Surgery can often be done using minimally invasive surgery (laparoscopy) with a laparoscope and instruments inserted through small cuts in your abdomen. If the cyst is large or cancer is a concern, an open procedure using a larger cut may be needed.
An ovarian cyst that develops after menopause is sometimes cancer. In this case, you may need to see a gynecologic cancer specialist. You might need surgery to remove your uterus, cervix, fallopian tubes and ovaries. You may also need chemotherapy or radiation.
Preparing for an appointment
Your first visit may be with your primary care provider or a specialist in conditions that affect the female reproductive system (gynecologist).

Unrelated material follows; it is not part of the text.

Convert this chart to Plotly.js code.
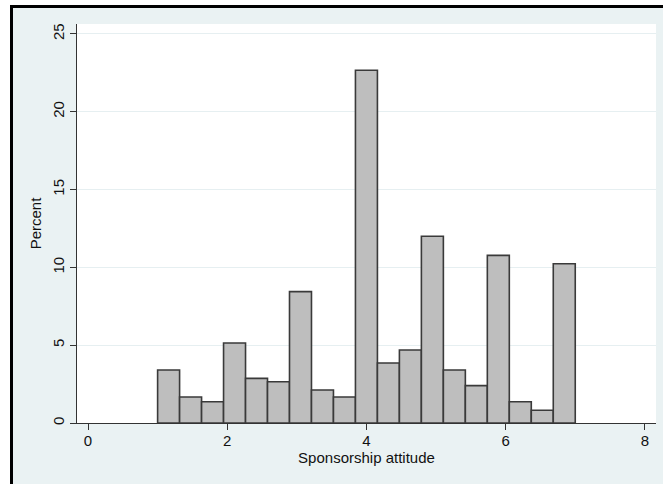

Think about bringing a family member or friend with you to the appointment, if you can. They can listen to what your provider says and help you recall information later.
What you can do
Before your appointment, make a list of:
- Your symptoms, including those that seem unrelated to the reason for the appointment, and when they began
- All medicines, vitamins, herbs and other supplements you take and the dosages
- Your medical history, including menstrual irregularities
- Questions to ask your health care provider
Questions to ask include:
- What's likely causing my symptoms?
- What tests might I need?
- Will my cyst go away on its own, or will I need treatment?
- Do you have printed materials or brochures I can have? What websites do you recommend?
Don't hesitate to ask other questions as they occur to you during your appointment.
What to expect from your doctor
Questions your provider might ask include:
- How often do you have symptoms?
- How bad are your symptoms?
- Do your symptoms seem related to your menstrual cycle?
- Does anything make your symptoms better?
- Does anything make your symptoms worse?
- Have you had ovarian cysts in the past?
Your provider will ask other questions based on your responses, symptoms and needs. Being ready to answer the questions will help you make the most of your appointment time.